Alger, capitale de l’orientalisme


Lecture 3 min.
arton6707

L’exposition L’Algérie des peintres à l’Institut du Monde arabe à Paris recèle bien des trésors : on y découvre notamment la période orientaliste de Renoir, et on y admire l’une des toiles les plus célèbres de Delacroix, Femmes d’Alger dans leur appartement. Incontournable.

Au début des années 1830, des artistes français font le voyage en Algérie. Des peintres surtout. Pour la plupart, ils ressentent un véritable choc en arrivant et doivent ajuster leur palette de couleurs pour coller à la lumière et aux tons qui dominent dans ce vaste pays aux paysages si divers.
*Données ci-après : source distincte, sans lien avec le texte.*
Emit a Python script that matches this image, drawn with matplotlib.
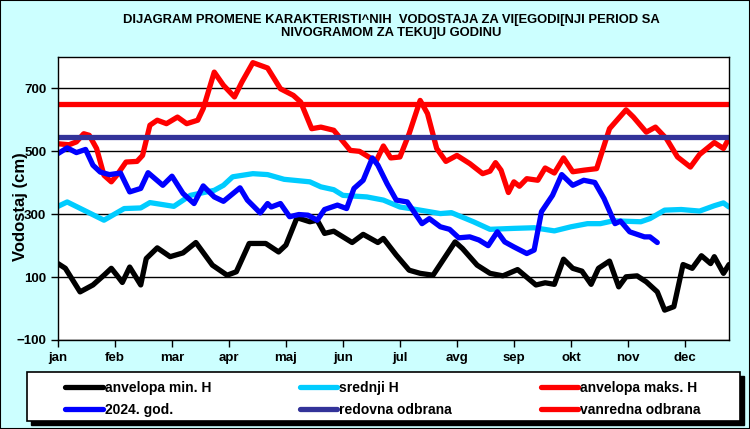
import numpy as np
import matplotlib
matplotlib.use("Agg")
import matplotlib.pyplot as plt

# day of year (0..365) and level in cm
min_day = [0, 4, 12, 19, 25, 29, 32, 35, 39, 45, 48, 54, 61, 68, 75, 84, 92, 97, 104, 113,
           120, 124, 130, 137, 141, 145, 150, 160, 166, 174, 177, 184, 191, 197, 204, 210,
           216, 220, 228, 235, 242, 250, 260, 265, 270, 275, 280, 285, 290, 294, 300, 305,
           309, 315, 320, 326, 330, 335, 340, 345, 350, 355, 357, 362, 365]
min_h = [143, 128, 53, 75, 106, 128, 106, 83, 132, 75, 159, 193, 165, 177, 210, 138, 106, 117, 207, 207,
         180, 202, 289, 276, 281, 239, 246, 210, 236, 210, 223, 170, 122, 112, 106, 159,
         212, 191, 138, 112, 104, 124, 75, 82, 77, 157, 128, 119, 77, 128, 151, 69,
         101, 104, 85, 53, -5, 6, 140, 128, 168, 143, 165, 112, 140]

mean_day = [0, 5, 14, 25, 36, 45, 50, 63, 72, 85, 90, 95, 106, 114, 123, 137, 143, 150, 155,
            168, 177, 186, 197, 208, 214, 226, 235, 248, 259, 270, 279, 288, 295, 302, 317,
            322, 330, 339, 349, 357, 362, 365]
mean_h = [325, 339, 313, 281, 318, 320, 337, 325, 360, 376, 392, 419, 429, 426, 411, 403, 387, 378, 360,
          355, 345, 323, 313, 302, 305, 276, 252, 255, 257, 247, 260, 270, 270, 279, 276,
          286, 313, 315, 310, 327, 336, 323]

max_day = [0, 6, 10, 14, 17, 21, 25, 29, 32, 37, 43, 46, 50, 54, 59, 65, 70, 76, 79, 85, 90,
           96, 100, 106, 114, 121, 128, 132, 138, 143, 150, 159, 164, 173, 177, 181, 186,
           191, 197, 201, 206, 211, 217, 224, 231, 235, 238, 241, 245, 248, 251, 255, 261,
           265, 270, 275, 280, 286, 293, 300, 309, 313, 320, 325, 331, 337, 344, 349, 357,
           362, 365]
max_h = [524, 521, 530, 556, 551, 509, 424, 403, 424, 466, 468, 487, 583, 599, 588, 609, 588, 599, 636, 752, 710,
         673, 720, 782, 765, 699, 678, 657, 572, 577, 567, 503, 500, 468, 517, 479, 482,
         556, 662, 620, 509, 468, 487, 461, 429, 437, 464, 440, 369, 403, 389, 413, 408,
         447, 431, 479, 435, 440, 445, 572, 632, 609, 561, 577, 540, 482, 450, 490, 528,
         509, 542]

cur_day = [0, 5, 10, 15, 19, 23, 28, 34, 39, 45, 49, 57, 62, 68, 74, 79, 85, 90, 99, 103, 110,
           114, 116, 121, 126, 131, 136, 141, 145, 152, 157, 161, 166, 171, 174, 179, 184,
           190, 198, 202, 208, 213, 218, 224, 229, 234, 239, 243, 248, 255, 259, 263, 269,
           274, 280, 286, 292, 297, 303, 306, 311, 319, 322, 326]
cur_h = [493, 511, 496, 506, 456, 434, 426, 431, 371, 382, 432, 392, 421, 366, 334, 390, 355, 341, 384, 345, 304,
         334, 323, 334, 292, 299, 297, 281, 315, 329, 318, 382, 408, 479, 456, 397, 345,
         339, 270, 286, 260, 252, 225, 228, 218, 200, 244, 212, 196, 175, 186, 308, 360,
         426, 392, 408, 401, 350, 270, 278, 244, 228, 228, 210]

redovna = 545
vanredna = 650

month_days = [0, 31, 62, 93, 124, 155, 186, 217, 248, 279, 310, 341]
month_labels = ["jan", "feb", "mar", "apr", "maj", "jun", "jul", "avg", "sep", "okt", "nov", "dec"]

W, H = 750, 429
fig = plt.figure(figsize=(7.5, 4.29), dpi=100, facecolor="#CCFFFF")
fig.patches.append(plt.Rectangle((0, 0), 1, 1, transform=fig.transFigure,
                                 fill=False, edgecolor="black", linewidth=1.5))
ax = fig.add_axes([58 / W, 89 / H, 671 / W, 283 / H])
ax.set_facecolor("white")

lw = 3.8
style = dict(lw=lw, solid_joinstyle="round", solid_capstyle="round")
l_min, = ax.plot(min_day, min_h, color="black", label="anvelopa min. H", **style)
l_mean, = ax.plot(mean_day, mean_h, color="#00CCFF", label="srednji H", **style)
l_max, = ax.plot(max_day, max_h, color="red", label="anvelopa maks. H", **style)
l_cur, = ax.plot(cur_day, cur_h, color="blue", label="2024. god.", **style)
l_red = ax.axhline(redovna, color="#333399", lw=lw, label="redovna odbrana")
l_van = ax.axhline(vanredna, color="red", lw=lw, label="vanredna odbrana")

ax.set_xlim(0, 365)
ax.set_ylim(-100, 800)
ax.set_yticks([-100, 100, 300, 500, 700])
ax.set_xticks(month_days)
ax.set_xticklabels(month_labels)
ax.yaxis.grid(True, color="black", lw=1)
ax.set_axisbelow(True)
ax.tick_params(direction="out", length=5, width=1, colors="black", labelsize=9.5)
for lab in ax.get_xticklabels() + ax.get_yticklabels():
    lab.set_fontweight("bold")
    lab.set_family(["Liberation Sans", "DejaVu Sans"])
for s in ax.spines.values():
    s.set_linewidth(1)
ax.set_ylabel("Vodostaj (cm)", fontsize=12, fontweight="bold",
              family=["Liberation Sans", "DejaVu Sans"])
ax.yaxis.set_label_coords(-0.045, 0.472)

fig.text(0.522, 0.968, "DIJAGRAM PROMENE KARAKTERISTI^NIH  VODOSTAJA ZA VI[EGODI[NJI PERIOD SA\n"
         "NIVOGRAMOM ZA TEKU]U GODINU", ha="center", va="top", fontsize=9.4,
         fontweight="bold", family=["Liberation Sans Narrow", "Liberation Sans"],
         linespacing=1.15)

# legend box with a hard black shadow
fig.patches.append(plt.Rectangle((31 / W, 4 / H), 713 / W, 49 / H, transform=fig.transFigure,
                                 facecolor="black", edgecolor="black", lw=1))
fig.patches.append(plt.Rectangle((27 / W, 8 / H), 713 / W, 49 / H, transform=fig.transFigure,
                                 facecolor="white", edgecolor="black", lw=1.2))

handles = [l_min, l_cur, l_mean, l_red, l_max, l_van]
leg = fig.legend(handles, [h.get_label() for h in handles], ncol=3,
                 bbox_to_anchor=(64 / W, 11 / H, 638 / W, 43 / H), loc="lower left",
                 mode="expand", frameon=False, handlelength=2.7, handletextpad=0.15,
                 borderaxespad=0, borderpad=0.1, labelspacing=0.55,
                 prop={"weight": "bold", "size": 10, "family": ["Liberation Sans", "DejaVu Sans"]})
for h in leg.legend_handles:
    h.set_solid_capstyle("round")

fig.savefig("out.png", dpi=100, facecolor=fig.get_facecolor())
C’est le début de « l’orientalisme » qui invente le mythe de la langueur orientale, des harems feutrés, des femmes mystérieuses et… offertes. Un exotisme souvent plus fantasmé que réellement vécu. « Le voyage d’Alger devient pour les peintres aussi indispensable que le pèlerinage en Italie : ils vont là apprendre le soleil, étudier la lumière, chercher des types originaux, des mœurs et des attitudes primitives et bibliques », explique l’écrivain Théophile Gautier.

Le premier à s’engager sur cette voix, c’est Eugène Delacroix. Le peintre découvre Alger après cinq mois passés au Maroc, en 1832. Il est autorisé à visiter en secret le harem d’un corsaire turc : une révélation qui va lui inspirer, en 1834, l’un de ses chefs-d’œuvres mondialement connu : Femmes d’Alger dans leur appartement. Baudelaire le décrit à l’époque comme un « petit poème d’intérieur, plein de repos et de silence, encombré de riches étoffes et de brimborions de toilette ». « Ces roses pâles et ces coussins brodés, cette babouche, toute cette limpidité, je ne sais pas moi, vous entrent dans l’œil comme un verre de vin dans le gosier, et on en est tout de suite ivre », affirme Cézanne. Quant à Renoir, il dira qu’« il n’y a pas de plus beau tableau au monde ». Pour lui, cette œuvre, « sent la pastille du sérail : quand je suis devant ça, je m’imagine à Alger ».

Renoir l’orientaliste

Renoir, justement, clôt l’exposition avec une quinzaine d’œuvres présentées, parfois pour la première fois. Que sait-on de la période orientaliste de Renoir ? Peu de choses en vérité. Loin des guinguettes du bord de Marne et du Paris bohème, lassé de l’impressionnisme, il fait le voyage un demi-siècle après le premier séjour de Delacroix et vingt ans après la mort de celui-ci. L’Algérie a alors été « départementalisée ». Renoir, fasciné par la « blancheur » d’Alger et la luxuriance de sa campagne environnante, laisse aussi une série de portraits de femmes et d’enfants tendres et touchants, aux traits fortement occidentalisés.

Et puis il y a ceux qui ne sont jamais partis, comme Alfred Delobbe, mais qui sacrifient quand même à la mode orientaliste. Il y a ceux qui sont venus, ont vu et vaincu, comme Horace Vernet qui effectue son premier voyage en 1833 et s’attache à exalter le triomphe des troupes françaises. Comme celles de Fromentin, ses toiles se mettent au service de la colonisation et témoignent des combats. D’autres encore, ont suivi le sillon creusé par Delacroix comme Henri-Félix-Emmanuel Philippoteaux qui peint en 1846, Femmes mauresques d’Alger dans leur appartement, ou Eugène Girard avec Femmes d’Alger, intérieurs de cour en 1859. Une fascination pour l’Orient en général et l’Algérie en particulier qui a traversé les années sans prendre un ride.

L’Algérie des peintres, de Delacroix à Renoir, Institut du Monde arabe, du 7 octobre 2003 au 18 janvier 2004. Rens : (00 33) 1 40 51 38 38.